One day, American soldiers from the year 2051 suddenly materialized on the field during a World Cup match. Their leader announced to the global audience that the earth was being overrun and the human race practically decimated by deadly alien monsters called Whitespikes. They need the help of this present generation to help them eradicate the enemy. Soldiers and later drafted civilians were sent to the future to join the fight.
One of those drafted was high school Biology teacher Dan Forester (Chris Pratt), so he had to leave his wife Emily (Betty Gilpin) and little daughter Muri (Ryan Kiera Armstrong). After making the jump into the future setting, Dan used his background as an ex-Green Beret to lead his fellow civilian draftees through their missions under their female mission commander and scientist with whom he shared the same family name, Col.

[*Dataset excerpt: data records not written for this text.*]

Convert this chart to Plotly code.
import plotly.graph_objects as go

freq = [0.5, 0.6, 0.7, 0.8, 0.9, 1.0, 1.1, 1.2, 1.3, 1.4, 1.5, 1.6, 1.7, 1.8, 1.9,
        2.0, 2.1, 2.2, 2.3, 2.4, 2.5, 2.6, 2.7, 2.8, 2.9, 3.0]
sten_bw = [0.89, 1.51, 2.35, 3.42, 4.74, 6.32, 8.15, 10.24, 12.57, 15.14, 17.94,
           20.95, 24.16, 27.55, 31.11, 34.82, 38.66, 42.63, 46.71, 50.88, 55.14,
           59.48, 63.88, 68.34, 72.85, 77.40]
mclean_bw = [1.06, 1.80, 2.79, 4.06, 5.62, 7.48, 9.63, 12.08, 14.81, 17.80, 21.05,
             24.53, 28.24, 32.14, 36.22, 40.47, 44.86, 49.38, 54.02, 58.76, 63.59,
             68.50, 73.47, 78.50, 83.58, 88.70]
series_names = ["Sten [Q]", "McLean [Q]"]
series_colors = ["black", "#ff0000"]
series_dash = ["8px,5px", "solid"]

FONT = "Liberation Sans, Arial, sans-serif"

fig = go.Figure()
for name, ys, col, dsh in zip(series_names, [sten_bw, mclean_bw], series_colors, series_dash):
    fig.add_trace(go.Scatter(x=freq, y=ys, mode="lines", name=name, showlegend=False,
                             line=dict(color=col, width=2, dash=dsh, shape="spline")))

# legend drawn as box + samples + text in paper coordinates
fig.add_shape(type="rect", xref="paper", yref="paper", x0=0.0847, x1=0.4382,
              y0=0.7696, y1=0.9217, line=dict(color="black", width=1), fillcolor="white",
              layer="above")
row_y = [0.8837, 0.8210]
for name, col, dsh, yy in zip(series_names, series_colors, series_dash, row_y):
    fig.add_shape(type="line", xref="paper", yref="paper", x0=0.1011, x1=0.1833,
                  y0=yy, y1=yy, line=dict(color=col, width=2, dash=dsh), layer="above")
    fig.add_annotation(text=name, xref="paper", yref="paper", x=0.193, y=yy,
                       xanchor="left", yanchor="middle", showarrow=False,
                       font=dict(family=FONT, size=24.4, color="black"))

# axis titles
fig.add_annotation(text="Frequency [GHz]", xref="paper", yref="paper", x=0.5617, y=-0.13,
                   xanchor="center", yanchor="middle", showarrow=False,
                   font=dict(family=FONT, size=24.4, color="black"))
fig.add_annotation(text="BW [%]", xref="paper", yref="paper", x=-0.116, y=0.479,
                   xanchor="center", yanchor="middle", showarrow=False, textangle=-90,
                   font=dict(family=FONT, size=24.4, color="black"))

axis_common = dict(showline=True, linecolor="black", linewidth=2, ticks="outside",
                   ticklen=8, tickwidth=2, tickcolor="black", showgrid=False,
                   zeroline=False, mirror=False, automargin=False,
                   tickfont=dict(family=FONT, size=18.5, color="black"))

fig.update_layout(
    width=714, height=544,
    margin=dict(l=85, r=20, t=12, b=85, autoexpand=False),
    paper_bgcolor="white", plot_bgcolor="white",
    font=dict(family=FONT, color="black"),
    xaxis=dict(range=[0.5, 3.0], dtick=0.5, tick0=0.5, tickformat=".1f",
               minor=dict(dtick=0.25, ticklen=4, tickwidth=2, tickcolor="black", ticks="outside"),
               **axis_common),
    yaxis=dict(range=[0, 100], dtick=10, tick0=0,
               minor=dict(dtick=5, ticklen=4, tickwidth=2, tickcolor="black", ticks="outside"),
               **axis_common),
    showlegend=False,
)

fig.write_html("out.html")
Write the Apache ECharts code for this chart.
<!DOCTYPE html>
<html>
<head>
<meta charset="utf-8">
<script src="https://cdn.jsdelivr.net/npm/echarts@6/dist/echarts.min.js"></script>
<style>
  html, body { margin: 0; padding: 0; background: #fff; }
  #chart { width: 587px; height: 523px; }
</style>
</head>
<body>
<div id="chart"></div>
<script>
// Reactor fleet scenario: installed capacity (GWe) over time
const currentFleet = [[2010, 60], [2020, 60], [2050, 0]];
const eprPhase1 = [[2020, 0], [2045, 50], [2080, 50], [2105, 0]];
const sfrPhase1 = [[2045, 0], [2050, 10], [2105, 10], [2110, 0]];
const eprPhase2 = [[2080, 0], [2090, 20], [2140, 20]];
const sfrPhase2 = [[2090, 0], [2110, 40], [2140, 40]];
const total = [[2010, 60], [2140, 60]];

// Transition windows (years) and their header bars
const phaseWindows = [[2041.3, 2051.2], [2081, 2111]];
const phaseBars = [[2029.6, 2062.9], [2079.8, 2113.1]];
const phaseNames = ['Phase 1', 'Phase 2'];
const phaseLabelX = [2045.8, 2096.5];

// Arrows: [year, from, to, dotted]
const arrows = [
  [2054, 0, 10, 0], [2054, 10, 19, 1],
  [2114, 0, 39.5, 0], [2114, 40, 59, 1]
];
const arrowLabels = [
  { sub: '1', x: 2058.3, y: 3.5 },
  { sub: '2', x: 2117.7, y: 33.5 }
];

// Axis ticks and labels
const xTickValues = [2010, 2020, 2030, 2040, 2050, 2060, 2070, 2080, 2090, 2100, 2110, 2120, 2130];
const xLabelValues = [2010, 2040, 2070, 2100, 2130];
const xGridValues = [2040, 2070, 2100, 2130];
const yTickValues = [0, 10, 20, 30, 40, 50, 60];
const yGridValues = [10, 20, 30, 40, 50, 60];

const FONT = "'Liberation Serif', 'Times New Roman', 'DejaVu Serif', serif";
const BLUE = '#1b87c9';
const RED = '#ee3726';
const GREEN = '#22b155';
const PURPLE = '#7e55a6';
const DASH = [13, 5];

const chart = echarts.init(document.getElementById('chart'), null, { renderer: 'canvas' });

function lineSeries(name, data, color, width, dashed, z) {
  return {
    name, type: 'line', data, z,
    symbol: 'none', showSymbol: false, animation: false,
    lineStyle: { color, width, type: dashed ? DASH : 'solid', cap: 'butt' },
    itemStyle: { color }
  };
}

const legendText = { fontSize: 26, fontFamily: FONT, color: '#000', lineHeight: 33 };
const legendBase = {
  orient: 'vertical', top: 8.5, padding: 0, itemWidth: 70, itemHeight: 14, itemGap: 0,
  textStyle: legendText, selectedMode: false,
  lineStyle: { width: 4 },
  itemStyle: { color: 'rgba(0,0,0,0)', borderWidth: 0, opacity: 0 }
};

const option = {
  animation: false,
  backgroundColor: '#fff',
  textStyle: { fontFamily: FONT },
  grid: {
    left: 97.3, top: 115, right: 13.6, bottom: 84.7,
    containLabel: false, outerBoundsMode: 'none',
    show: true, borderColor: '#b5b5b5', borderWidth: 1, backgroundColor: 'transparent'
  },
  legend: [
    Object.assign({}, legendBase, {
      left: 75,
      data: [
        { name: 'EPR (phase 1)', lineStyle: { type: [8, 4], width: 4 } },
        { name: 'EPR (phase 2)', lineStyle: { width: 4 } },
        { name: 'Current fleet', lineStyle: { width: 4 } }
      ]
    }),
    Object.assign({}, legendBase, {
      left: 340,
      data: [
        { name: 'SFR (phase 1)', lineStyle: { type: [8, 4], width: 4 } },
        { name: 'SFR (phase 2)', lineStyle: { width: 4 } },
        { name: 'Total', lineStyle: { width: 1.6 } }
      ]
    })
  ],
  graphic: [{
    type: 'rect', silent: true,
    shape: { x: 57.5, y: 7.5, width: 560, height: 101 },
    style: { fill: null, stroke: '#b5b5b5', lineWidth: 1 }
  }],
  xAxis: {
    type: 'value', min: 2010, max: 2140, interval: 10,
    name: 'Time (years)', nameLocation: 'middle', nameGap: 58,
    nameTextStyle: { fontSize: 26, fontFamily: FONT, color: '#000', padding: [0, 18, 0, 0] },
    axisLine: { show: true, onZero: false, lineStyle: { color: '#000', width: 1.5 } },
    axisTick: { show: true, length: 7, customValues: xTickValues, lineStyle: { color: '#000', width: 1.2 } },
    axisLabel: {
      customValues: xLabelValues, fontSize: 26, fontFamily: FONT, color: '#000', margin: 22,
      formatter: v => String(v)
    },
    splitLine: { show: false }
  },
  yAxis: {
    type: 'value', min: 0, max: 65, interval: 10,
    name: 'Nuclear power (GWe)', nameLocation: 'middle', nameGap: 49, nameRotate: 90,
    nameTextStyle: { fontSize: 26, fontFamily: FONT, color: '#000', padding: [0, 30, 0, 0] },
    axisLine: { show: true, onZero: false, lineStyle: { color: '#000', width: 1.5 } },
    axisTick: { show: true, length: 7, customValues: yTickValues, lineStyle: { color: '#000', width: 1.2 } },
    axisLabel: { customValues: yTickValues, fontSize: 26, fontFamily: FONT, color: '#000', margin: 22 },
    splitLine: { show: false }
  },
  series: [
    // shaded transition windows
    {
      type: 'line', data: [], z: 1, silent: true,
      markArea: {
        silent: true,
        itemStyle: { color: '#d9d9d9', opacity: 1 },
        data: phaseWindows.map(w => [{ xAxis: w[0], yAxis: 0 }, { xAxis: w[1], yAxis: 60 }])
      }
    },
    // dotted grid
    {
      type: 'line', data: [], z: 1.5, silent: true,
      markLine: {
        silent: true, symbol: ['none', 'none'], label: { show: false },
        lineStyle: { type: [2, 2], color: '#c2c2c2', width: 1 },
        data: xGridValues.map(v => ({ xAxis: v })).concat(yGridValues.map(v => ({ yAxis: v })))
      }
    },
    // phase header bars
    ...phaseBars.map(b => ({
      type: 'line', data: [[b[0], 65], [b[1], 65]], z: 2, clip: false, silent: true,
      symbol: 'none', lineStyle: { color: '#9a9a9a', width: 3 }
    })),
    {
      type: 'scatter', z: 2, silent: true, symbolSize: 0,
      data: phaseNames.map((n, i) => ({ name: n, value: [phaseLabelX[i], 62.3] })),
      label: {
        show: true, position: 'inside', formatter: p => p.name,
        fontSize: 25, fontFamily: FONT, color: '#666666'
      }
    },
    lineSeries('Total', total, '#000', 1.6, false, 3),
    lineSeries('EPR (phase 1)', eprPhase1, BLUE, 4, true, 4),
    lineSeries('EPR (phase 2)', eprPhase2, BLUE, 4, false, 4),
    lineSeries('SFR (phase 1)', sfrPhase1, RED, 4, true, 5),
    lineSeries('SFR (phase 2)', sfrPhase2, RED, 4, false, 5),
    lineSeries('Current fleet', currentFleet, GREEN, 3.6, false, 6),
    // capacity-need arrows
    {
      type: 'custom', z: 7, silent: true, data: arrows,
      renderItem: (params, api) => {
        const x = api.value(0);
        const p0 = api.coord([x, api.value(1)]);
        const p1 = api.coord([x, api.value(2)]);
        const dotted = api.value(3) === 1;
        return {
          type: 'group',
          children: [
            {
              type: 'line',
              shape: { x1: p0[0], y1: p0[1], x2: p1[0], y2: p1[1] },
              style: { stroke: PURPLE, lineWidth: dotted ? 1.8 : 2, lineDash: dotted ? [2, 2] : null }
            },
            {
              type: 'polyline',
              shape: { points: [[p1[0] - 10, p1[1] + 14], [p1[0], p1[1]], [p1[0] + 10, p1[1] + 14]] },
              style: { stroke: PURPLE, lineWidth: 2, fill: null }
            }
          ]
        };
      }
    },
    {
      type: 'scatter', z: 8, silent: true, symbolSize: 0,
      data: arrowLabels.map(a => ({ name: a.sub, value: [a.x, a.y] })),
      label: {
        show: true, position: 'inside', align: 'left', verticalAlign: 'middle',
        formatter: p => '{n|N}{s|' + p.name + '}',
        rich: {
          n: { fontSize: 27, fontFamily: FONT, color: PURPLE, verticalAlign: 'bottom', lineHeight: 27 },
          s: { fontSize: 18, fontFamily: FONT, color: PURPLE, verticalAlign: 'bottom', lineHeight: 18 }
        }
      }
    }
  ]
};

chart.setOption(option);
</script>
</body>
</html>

Forester (Yvonne Strahovski).
The science fiction concept of the future asking help from the past to prevent their total annihilation was a very interesting one. Of course, since there is time travel involved, it ran the immense risk of plot holes about altering the whole course of history. The scriptwriter added the detail that those chosen to be sent into the future should have been dead by that time. However, when they had to bring a tech invented in the future to try and kill the aliens in the past, all logic is thrown out. But I guess we are not supposed to think too hard.
The best thing about this film was its lead actor Chris Pratt, who carried the film squarely on his shoulders. He had that assured heroic carriage that dominated the screen. We simply knew he would pull through despite all the odds (and all of the aliens) going against him, be it a gunfight in the streets of Miami Beach or the thick snow in the Russian polar cap. He also had that aura of kindness and unselfishness that made us root for him all the way, which also served him well in the sentimental family scenes.
There were some corny story elements (really, a high school volcano expert?) or cliche action scenes (letting go and falling into the abyss below again?), yes. This is really as popcorn as it gets. However, the heartwarming scenes of Dan with his daughter Muri was very cleverly woven into the story as its beating heart.
This essential aspect distinguished "The Tomorrow War" from being just one of those generic, forgettable CGI-heavy alien invasion films we've seen over and over before. Also, J.K. Simmons in a film is always a major plus.